In response, many of the world's leading strategic thinkers-both those skeptical of, and hopeful for, eventual global nuclear disarmament-have invested great time and energy imagining the possible advantages and disadvantages of living in a world with zero nuclear weapons.

To reframe the debate, I propose an alternate number as a possible size for the U.S. nuclear arsenal: infinity.

Imagining a world in which America possesses infinite nuclear weapons -- just as advocates of nuclear zero imagine the opposite -- it's hard not to conclude that having infinite weapons is preferable to having none.

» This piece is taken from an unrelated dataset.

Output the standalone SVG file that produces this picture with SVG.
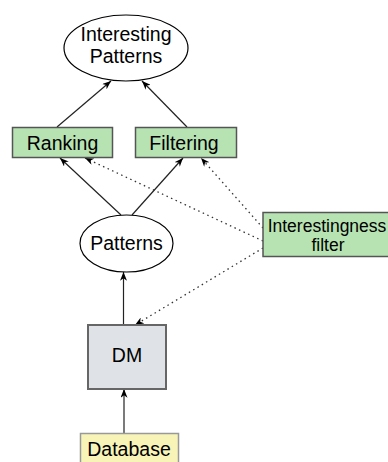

The primary purpose of the U.S. nuclear arsenal is to deter our enemies and assure our friends. No adversary would be restrained by the fear of attack from a nonexistent nuclear arsenal. But the prospect of fighting an adversary with unlimited nuclear firepower would induce much more caution even in our most reckless enemies.

Many of our allies today worry that if we continue to cut the size of our arsenal, we won't have enough nuclear forces to extend the nuclear umbrella to them and retain a large enough reserve capacity to simultaneously deter challenges against ourselves. Drawing down to zero would greatly exacerbate those fears. Building to infinity would put them to rest.

Some claim that the primary reason to reduce our nuclear weapons is to convince leaders in other capitals that if we don't need nuclear weapons, they don't either. But building to infinity could also dissuade proliferation by convincing countries that they have no hope of ever achieving nuclear parity with the U.S.

Of course, building to infinity would strain the national budget, and maintaining the arsenal could present real security problems, especially regarding command and control. Nevertheless, if forced to choose, the United States would be more secure with infinite nuclear weapons than with none.

Let me be clear. I'm not advocating that the United States build an infinite number of nuclear weapons. That is an absurd and arbitrary goal. But so is zero.

Having dispensed with the extremes of the debate, it is time for serious strategists to get back to the hard work of deciding what roles and missions nuclear weapons ought to have in U.S. defense policy, and what nuclear force structure is appropriate for achieving them.